:: Goal ::
Can you write out all the lines word for word, with no pictures?

:: Recorded information ::
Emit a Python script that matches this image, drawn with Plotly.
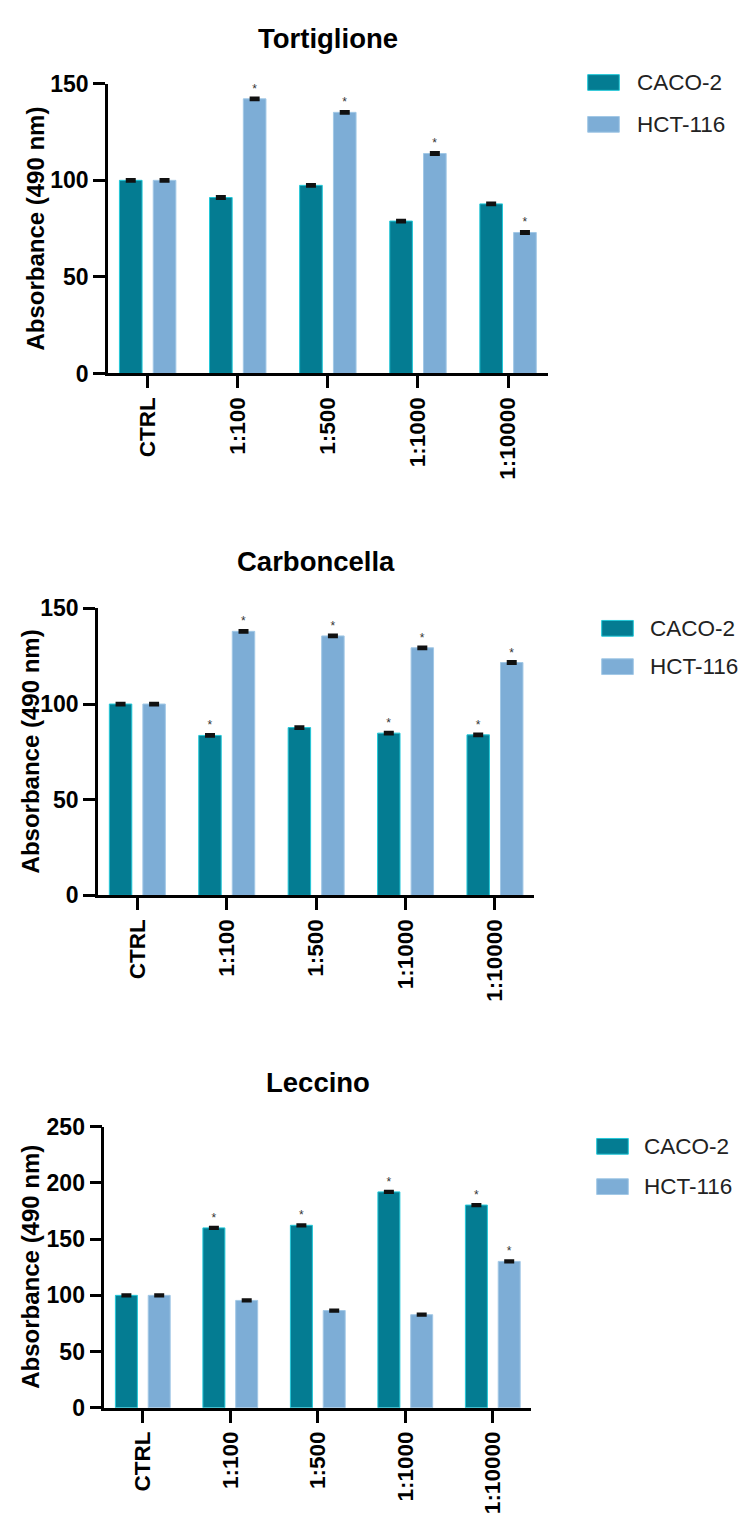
import plotly.graph_objects as go

# ---------------- data ----------------
categories = ["CTRL", "1:100", "1:500", "1:1000", "1:10000"]
series_names = ["CACO-2", "HCT-116"]
panel_titles = ["Tortiglione", "Carboncella", "Leccino"]

tortiglione_caco2 = [100.0, 91.1, 97.4, 78.9, 87.8]
tortiglione_hct116 = [100.0, 142.2, 135.2, 113.9, 73.0]
carboncella_caco2 = [100.0, 83.6, 87.7, 84.8, 83.9]
carboncella_hct116 = [100.0, 138.0, 135.6, 129.4, 121.7]
leccino_caco2 = [100.0, 160.0, 162.3, 192.0, 180.3]
leccino_hct116 = [100.0, 95.5, 86.5, 82.8, 130.2]

tortiglione_caco2_err = [0.6, 0.6, 0.6, 0.6, 0.6]
tortiglione_hct116_err = [0.6, 0.6, 0.6, 0.6, 0.6]
carboncella_caco2_err = [0.6, 0.6, 0.6, 0.6, 0.6]
carboncella_hct116_err = [0.6, 0.6, 0.6, 0.6, 0.6]
leccino_caco2_err = [0.8, 0.8, 0.8, 0.8, 0.8]
leccino_hct116_err = [0.8, 0.8, 0.8, 0.8, 0.8]

# significance (* vs CTRL)
tortiglione_caco2_sig = [False, False, False, False, False]
tortiglione_hct116_sig = [False, True, True, True, True]
carboncella_caco2_sig = [False, True, False, True, True]
carboncella_hct116_sig = [False, True, True, True, True]
leccino_caco2_sig = [False, True, True, True, True]
leccino_hct116_sig = [False, False, False, False, True]

y_max = [150, 150, 250]
y_dtick = 50

# ---------------- styling ----------------
W, H = 752, 1525
FONT = "Liberation Sans, Arial, sans-serif"
fill_colors = ["#047c92", "#7dadd6"]
edge_colors = ["#22c8d8", "#a2c8e6"]

# pixel geometry of each panel: (left, right, top, bottom)
panel_px = [
    (108.0, 547.7, 72.0, 366.7),
    (98.0, 534.3, 605.7, 897.7),
    (104.3, 531.3, 1133.0, 1419.0),
]
title_y_px = [25.5, 558.0, 1088.0]
ytitle_x_px = [36.0, 30.5, 30.5]
legend_px = [  # swatch left, text left, row1 y, row2 y
    (587.7, 634.5, 70.7, 113.3),
    (601.7, 648.0, 626.0, 665.0),
    (596.7, 642.0, 1153.0, 1194.0),
]


def px(x):
    return x / W


def py(y):
    return 1 - y / H


panels = [
    (tortiglione_caco2, tortiglione_hct116, tortiglione_caco2_err, tortiglione_hct116_err,
     tortiglione_caco2_sig, tortiglione_hct116_sig),
    (carboncella_caco2, carboncella_hct116, carboncella_caco2_err, carboncella_hct116_err,
     carboncella_caco2_sig, carboncella_hct116_sig),
    (leccino_caco2, leccino_hct116, leccino_caco2_err, leccino_hct116_err,
     leccino_caco2_sig, leccino_hct116_sig),
]

fig = go.Figure()
layout = dict(
    width=W, height=H,
    margin=dict(l=0, r=0, t=0, b=0),
    paper_bgcolor="white", plot_bgcolor="white",
    barmode="group", bargap=0.25, bargroupgap=0.33,
    showlegend=False,
    font=dict(family=FONT, color="black"),
)
annotations = []
shapes = []

for i, (c, h, ce, he, cs, hs) in enumerate(panels):
    n = "" if i == 0 else str(i + 1)
    xa, ya = "x" + n, "y" + n
    vals = [c, h]
    errs = [ce, he]
    sigs = [cs, hs]
    for s in range(2):
        fig.add_trace(go.Bar(
            x=categories, y=vals[s], name=series_names[s],
            xaxis=xa, yaxis=ya,
            marker=dict(color=fill_colors[s], line=dict(color=edge_colors[s], width=1)),
            error_y=dict(type="data", array=errs[s], visible=True,
                         color="#111111", thickness=2.5, width=5),
            text=["*" if v else "" for v in sigs[s]],
            textposition="outside",
            outsidetextfont=dict(family=FONT, size=12, color="#333333"),
            cliponaxis=False,
            hoverinfo="x+y",
        ))
    L, R, T, B = panel_px[i]
    layout["xaxis" + n] = dict(
        domain=[px(L), px(R)], anchor=ya,
        range=[-0.44, len(categories) - 1 + 0.44],
        type="category",
        showline=True, linecolor="black", linewidth=2.5,
        ticks="outside", ticklen=12, tickwidth=2.5, tickcolor="black",
        tickangle=-90,
        tickfont=dict(family=FONT, size=22.5, color="black", weight="bold"),
        showgrid=False, zeroline=False, fixedrange=True,
    )
    layout["yaxis" + n] = dict(
        domain=[py(B), py(T)], anchor=xa,
        range=[0, y_max[i]], dtick=y_dtick, tick0=0,
        showline=True, linecolor="black", linewidth=2.5,
        ticks="outside", ticklen=12, tickwidth=2.5, tickcolor="black",
        tickfont=dict(family=FONT, size=23, color="black", weight="bold"),
        showgrid=False, zeroline=False, fixedrange=True,
    )
    # panel title
    annotations.append(dict(
        text=panel_titles[i], xref="paper", yref="paper",
        x=px((L + R) / 2), y=py(title_y_px[i]), xanchor="center", yanchor="middle",
        showarrow=False, font=dict(family=FONT, size=27.5, color="black", weight="bold"),
    ))
    # y axis title
    annotations.append(dict(
        text="Absorbance (490 nm)", xref="paper", yref="paper",
        x=px(ytitle_x_px[i]), y=py((T + B) / 2), xanchor="center", yanchor="middle",
        textangle=-90, showarrow=False,
        font=dict(family=FONT, size=24, color="black", weight="bold"),
    ))
    # legend
    sx, tx, r1, r2 = legend_px[i]
    for s, ry in enumerate([r1, r2]):
        shapes.append(dict(
            type="rect", xref="paper", yref="paper",
            x0=px(sx), x1=px(sx + 31.6), y0=py(ry + 8), y1=py(ry - 8),
            fillcolor=fill_colors[s], line=dict(color=edge_colors[s], width=1),
        ))
        annotations.append(dict(
            text=series_names[s], xref="paper", yref="paper",
            x=px(tx), y=py(ry), xanchor="left", yanchor="middle",
            showarrow=False, font=dict(family=FONT, size=22.5, color="#222222"),
        ))

layout["annotations"] = annotations
layout["shapes"] = shapes
fig.update_layout(**layout)

# remove the default page margin so the figure sits at the window origin
page_fix = (
    "document.body.style.margin='0';"
    "document.body.style.padding='0';"
    "document.documentElement.style.overflow='hidden';"
)
fig.write_html("out.html", post_script=page_fix, config={"displayModeBar": False})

:: Answer in full ::
Emit a Python script that matches this image, drawn with Plotly.
import plotly.graph_objects as go

# ---------------- data ----------------
categories = ["CTRL", "1:100", "1:500", "1:1000", "1:10000"]
series_names = ["CACO-2", "HCT-116"]
panel_titles = ["Tortiglione", "Carboncella", "Leccino"]

tortiglione_caco2 = [100.0, 91.1, 97.4, 78.9, 87.8]
tortiglione_hct116 = [100.0, 142.2, 135.2, 113.9, 73.0]
carboncella_caco2 = [100.0, 83.6, 87.7, 84.8, 83.9]
carboncella_hct116 = [100.0, 138.0, 135.6, 129.4, 121.7]
leccino_caco2 = [100.0, 160.0, 162.3, 192.0, 180.3]
leccino_hct116 = [100.0, 95.5, 86.5, 82.8, 130.2]

tortiglione_caco2_err = [0.6, 0.6, 0.6, 0.6, 0.6]
tortiglione_hct116_err = [0.6, 0.6, 0.6, 0.6, 0.6]
carboncella_caco2_err = [0.6, 0.6, 0.6, 0.6, 0.6]
carboncella_hct116_err = [0.6, 0.6, 0.6, 0.6, 0.6]
leccino_caco2_err = [0.8, 0.8, 0.8, 0.8, 0.8]
leccino_hct116_err = [0.8, 0.8, 0.8, 0.8, 0.8]

# significance (* vs CTRL)
tortiglione_caco2_sig = [False, False, False, False, False]
tortiglione_hct116_sig = [False, True, True, True, True]
carboncella_caco2_sig = [False, True, False, True, True]
carboncella_hct116_sig = [False, True, True, True, True]
leccino_caco2_sig = [False, True, True, True, True]
leccino_hct116_sig = [False, False, False, False, True]

y_max = [150, 150, 250]
y_dtick = 50

# ---------------- styling ----------------
W, H = 752, 1525
FONT = "Liberation Sans, Arial, sans-serif"
fill_colors = ["#047c92", "#7dadd6"]
edge_colors = ["#22c8d8", "#a2c8e6"]

# pixel geometry of each panel: (left, right, top, bottom)
panel_px = [
    (108.0, 547.7, 72.0, 366.7),
    (98.0, 534.3, 605.7, 897.7),
    (104.3, 531.3, 1133.0, 1419.0),
]
title_y_px = [25.5, 558.0, 1088.0]
ytitle_x_px = [36.0, 30.5, 30.5]
legend_px = [  # swatch left, text left, row1 y, row2 y
    (587.7, 634.5, 70.7, 113.3),
    (601.7, 648.0, 626.0, 665.0),
    (596.7, 642.0, 1153.0, 1194.0),
]


def px(x):
    return x / W


def py(y):
    return 1 - y / H


panels = [
    (tortiglione_caco2, tortiglione_hct116, tortiglione_caco2_err, tortiglione_hct116_err,
     tortiglione_caco2_sig, tortiglione_hct116_sig),
    (carboncella_caco2, carboncella_hct116, carboncella_caco2_err, carboncella_hct116_err,
     carboncella_caco2_sig, carboncella_hct116_sig),
    (leccino_caco2, leccino_hct116, leccino_caco2_err, leccino_hct116_err,
     leccino_caco2_sig, leccino_hct116_sig),
]

fig = go.Figure()
layout = dict(
    width=W, height=H,
    margin=dict(l=0, r=0, t=0, b=0),
    paper_bgcolor="white", plot_bgcolor="white",
    barmode="group", bargap=0.25, bargroupgap=0.33,
    showlegend=False,
    font=dict(family=FONT, color="black"),
)
annotations = []
shapes = []

for i, (c, h, ce, he, cs, hs) in enumerate(panels):
    n = "" if i == 0 else str(i + 1)
    xa, ya = "x" + n, "y" + n
    vals = [c, h]
    errs = [ce, he]
    sigs = [cs, hs]
    for s in range(2):
        fig.add_trace(go.Bar(
            x=categories, y=vals[s], name=series_names[s],
            xaxis=xa, yaxis=ya,
            marker=dict(color=fill_colors[s], line=dict(color=edge_colors[s], width=1)),
            error_y=dict(type="data", array=errs[s], visible=True,
                         color="#111111", thickness=2.5, width=5),
            text=["*" if v else "" for v in sigs[s]],
            textposition="outside",
            outsidetextfont=dict(family=FONT, size=12, color="#333333"),
            cliponaxis=False,
            hoverinfo="x+y",
        ))
    L, R, T, B = panel_px[i]
    layout["xaxis" + n] = dict(
        domain=[px(L), px(R)], anchor=ya,
        range=[-0.44, len(categories) - 1 + 0.44],
        type="category",
        showline=True, linecolor="black", linewidth=2.5,
        ticks="outside", ticklen=12, tickwidth=2.5, tickcolor="black",
        tickangle=-90,
        tickfont=dict(family=FONT, size=22.5, color="black", weight="bold"),
        showgrid=False, zeroline=False, fixedrange=True,
    )
    layout["yaxis" + n] = dict(
        domain=[py(B), py(T)], anchor=xa,
        range=[0, y_max[i]], dtick=y_dtick, tick0=0,
        showline=True, linecolor="black", linewidth=2.5,
        ticks="outside", ticklen=12, tickwidth=2.5, tickcolor="black",
        tickfont=dict(family=FONT, size=23, color="black", weight="bold"),
        showgrid=False, zeroline=False, fixedrange=True,
    )
    # panel title
    annotations.append(dict(
        text=panel_titles[i], xref="paper", yref="paper",
        x=px((L + R) / 2), y=py(title_y_px[i]), xanchor="center", yanchor="middle",
        showarrow=False, font=dict(family=FONT, size=27.5, color="black", weight="bold"),
    ))
    # y axis title
    annotations.append(dict(
        text="Absorbance (490 nm)", xref="paper", yref="paper",
        x=px(ytitle_x_px[i]), y=py((T + B) / 2), xanchor="center", yanchor="middle",
        textangle=-90, showarrow=False,
        font=dict(family=FONT, size=24, color="black", weight="bold"),
    ))
    # legend
    sx, tx, r1, r2 = legend_px[i]
    for s, ry in enumerate([r1, r2]):
        shapes.append(dict(
            type="rect", xref="paper", yref="paper",
            x0=px(sx), x1=px(sx + 31.6), y0=py(ry + 8), y1=py(ry - 8),
            fillcolor=fill_colors[s], line=dict(color=edge_colors[s], width=1),
        ))
        annotations.append(dict(
            text=series_names[s], xref="paper", yref="paper",
            x=px(tx), y=py(ry), xanchor="left", yanchor="middle",
            showarrow=False, font=dict(family=FONT, size=22.5, color="#222222"),
        ))

layout["annotations"] = annotations
layout["shapes"] = shapes
fig.update_layout(**layout)

# remove the default page margin so the figure sits at the window origin
page_fix = (
    "document.body.style.margin='0';"
    "document.body.style.padding='0';"
    "document.documentElement.style.overflow='hidden';"
)
fig.write_html("out.html", post_script=page_fix, config={"displayModeBar": False})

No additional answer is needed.